The Toyota 86 (FR-S or BRZ) does everything quite well, right up until the moment you mash the throttle. The chassis would make an amazing race car, but something has to be done about its OE powerplant. Enter Rocco Bocchicchio of Level Motorsports who owns the S50 powered E30 BMW Time Attack car we’ve been long time admirers of. Rocco is the real deal. He can fabricate with the best in the industry and his attention to detail is a big part of his success. So when Rocco approached us about teaming up on his latest creation, we could not pass up the chance of being able to document the process. Rocco wanted to build a new chassis to compete in as the E30 was far from being a contemporary piece. He wanted something with modern suspension and with more sponsorship potential, a Toyota 86 for the Rear Wheel Drive Unlimited Time Attack Class.
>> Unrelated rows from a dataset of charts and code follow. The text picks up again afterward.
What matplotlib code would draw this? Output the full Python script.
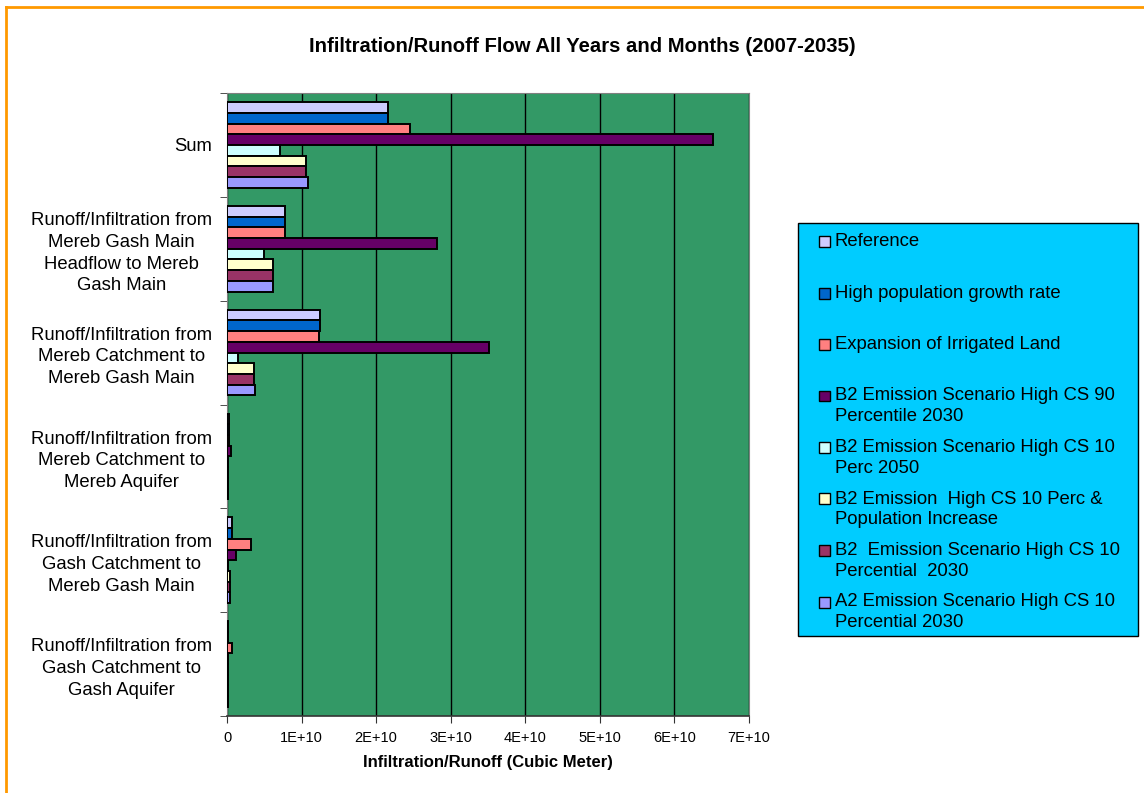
import matplotlib
matplotlib.use("Agg")
import matplotlib.pyplot as plt
from matplotlib.patches import Rectangle
import numpy as np

plt.rcParams['font.family'] = ['Liberation Sans', 'DejaVu Sans']

categories = [
    "Sum",
    "Runoff/Infiltration from\nMereb Gash Main\nHeadflow to Mereb\nGash Main",
    "Runoff/Infiltration from\nMereb Catchment to\nMereb Gash Main",
    "Runoff/Infiltration from\nMereb Catchment to\nMereb Aquifer",
    "Runoff/Infiltration from\nGash Catchment to\nMereb Gash Main",
    "Runoff/Infiltration from\nGash Catchment to\nGash Aquifer",
]

series_names = [
    "Reference",
    "High population growth rate",
    "Expansion of Irrigated Land",
    "B2 Emission Scenario High CS 90\nPercentile 2030",
    "B2 Emission Scenario High CS 10\nPerc 2050",
    "B2 Emission  High CS 10 Perc &\nPopulation Increase",
    "B2  Emission Scenario High CS 10\nPercential  2030",
    "A2 Emission Scenario High CS 10\nPercential 2030",
]

colors = ["#CCCCFF", "#0066CC", "#FF8080", "#660066",
          "#CCFFFF", "#FFFFCC", "#993366", "#9999FF"]

# values per series (cubic meters), order of categories as above
reference   = [2.16e10, 0.78e10, 1.25e10, 0.03e10, 0.07e10, 0.01e10]
high_pop    = [2.16e10, 0.78e10, 1.25e10, 0.03e10, 0.07e10, 0.01e10]
expansion   = [2.46e10, 0.78e10, 1.24e10, 0.03e10, 0.32e10, 0.07e10]
b2_90_2030  = [6.52e10, 2.81e10, 3.52e10, 0.05e10, 0.12e10, 0.02e10]
b2_10_2050  = [0.71e10, 0.50e10, 0.15e10, 0.01e10, 0.01e10, 0.01e10]
b2_10_pop   = [1.06e10, 0.62e10, 0.36e10, 0.01e10, 0.045e10, 0.01e10]
b2_10_2030  = [1.06e10, 0.62e10, 0.36e10, 0.01e10, 0.04e10, 0.01e10]
a2_10_2030  = [1.08e10, 0.62e10, 0.375e10, 0.01e10, 0.045e10, 0.01e10]

all_series = [reference, high_pop, expansion, b2_90_2030,
              b2_10_2050, b2_10_pop, b2_10_2030, a2_10_2030]

xticks = [0, 1e10, 2e10, 3e10, 4e10, 5e10, 6e10, 7e10]
xticklabels = ["0", "1E+10", "2E+10", "3E+10", "4E+10", "5E+10", "6E+10", "7E+10"]

fig = plt.figure(figsize=(11.44, 7.93), dpi=100)
fig.patch.set_facecolor("white")

ax = fig.add_axes([227/1144, 1-716/793, (749-227)/1144, (716-93)/793])
ax.set_facecolor("#339966")

n_cat = len(categories)
n_ser = len(all_series)
bar_h = 0.103
centers = np.arange(n_cat)
for i, (vals, col) in enumerate(zip(all_series, colors)):
    offs = (i - (n_ser - 1) / 2) * bar_h
    ax.barh(centers + offs, vals, height=bar_h, color=col,
            edgecolor="black", linewidth=1.4, zorder=3)

ax.set_ylim(n_cat - 0.5, -0.5)
ax.set_xlim(0, 7e10)
ax.set_xticks(xticks)
ax.set_xticklabels(xticklabels, fontsize=10.5)
ax.set_yticks(centers)
ax.set_yticklabels(categories, fontsize=13.3, ha="right",
                   multialignment="center", linespacing=1.37)
ax.tick_params(axis="y", which="major", length=0, pad=11)
ax.set_yticks(np.arange(n_cat + 1) - 0.5, minor=True)
ax.tick_params(axis="y", which="minor", length=5, color="#333333")
ax.tick_params(axis="x", length=5, color="#333333", pad=6)
ax.xaxis.grid(True, color="black", linewidth=1.0, zorder=1)
ax.set_axisbelow(True)
for s in ["top", "right"]:
    ax.spines[s].set_color("#808080")
ax.spines["left"].set_color("#808080")
ax.spines["bottom"].set_color("#333333")
ax.spines["bottom"].set_linewidth(1.2)

ax.set_xlabel("Infiltration/Runoff (Cubic Meter)", fontsize=12,
              fontweight="bold", labelpad=7)
fig.text(582.5/1144, 1-47/793, "Infiltration/Runoff Flow All Years and Months (2007-2035)",
         ha="center", va="center", fontsize=14.6, fontweight="bold")

# legend box (drawn manually in figure coordinates)
W, H = 1144, 793
fig.patches.append(Rectangle((798/W, 1-636/H), (1138-798)/W, (636-223)/H,
                             transform=fig.transFigure, facecolor="#00CCFF",
                             edgecolor="black", linewidth=1.0))
for i, (name, col) in enumerate(zip(series_names, colors)):
    ycen = 241 + i * 51.5
    fig.patches.append(Rectangle((819/W, 1-(ycen+6)/H), 11/W, 11/H,
                                 transform=fig.transFigure, facecolor=col,
                                 edgecolor="black", linewidth=1.0))
    fig.text(835/W, 1-(ycen - 8)/H, name, ha="left", va="top",
             fontsize=13.3, linespacing=1.28)

# orange outer border
fig.add_artist(plt.Line2D([6/W, 6/W], [0, 1-7/H], transform=fig.transFigure,
                          color="#FF9900", linewidth=2))
fig.add_artist(plt.Line2D([6/W, 1], [1-7/H, 1-7/H], transform=fig.transFigure,
                          color="#FF9900", linewidth=2))

fig.savefig("out.png", dpi=100)
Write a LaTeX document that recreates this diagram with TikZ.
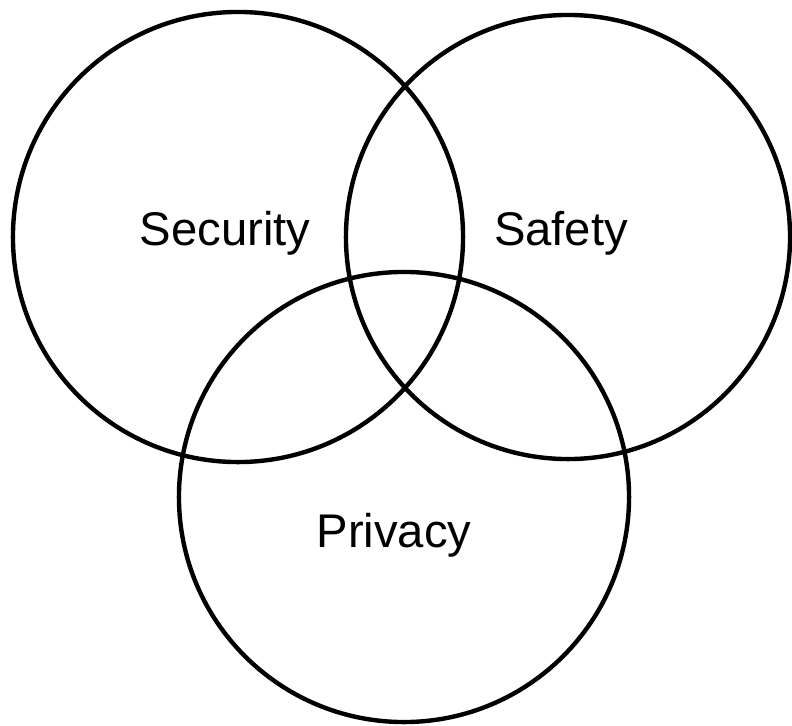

Rocco is taking an unusual turn in building the car, instead of the usually forced induction FA engine or even a 2JZ swap, Rocco is instead using the BMW S50 engine from his E30 to power the 86! The main reason is that the S50 has a lot of power potential, is bulletproof and has been developed by Rocco to be a proven part of the equation. Let us look at Rocco’s first steps in building the 86 from scratch and using some stuff by obp Motorsport and Fuelsafe.
Our donor car was one that was bought cheap out of state as a flood-damaged car. Since it was only going to be used for the shell and parts, this was not an issue. Rocco first built a dolly to hold the car while it was being built.
Building a race car with true race parts is really the way to go. Instead of having the factory hydraulic system with its ABS and electronic proportioning, all of which would not be working in this car since it would not have the factory ECU and wire harness, a true racing brake system with a pedal box and a bias bar is by far the best option.
An obp Motorsport Pro-Race V2 floor mounted pedal system was selected. This is a great part for the price. The pedal box sits in a stiff mild steel cradle chassis with aircraft grade aluminum pedals. The pedals activate Alcon master cylinders and have an adjustable pedal ratio from 4.9:1 to 5.24:1. The pedal pads are adjustable in up and down directions as well as side to side.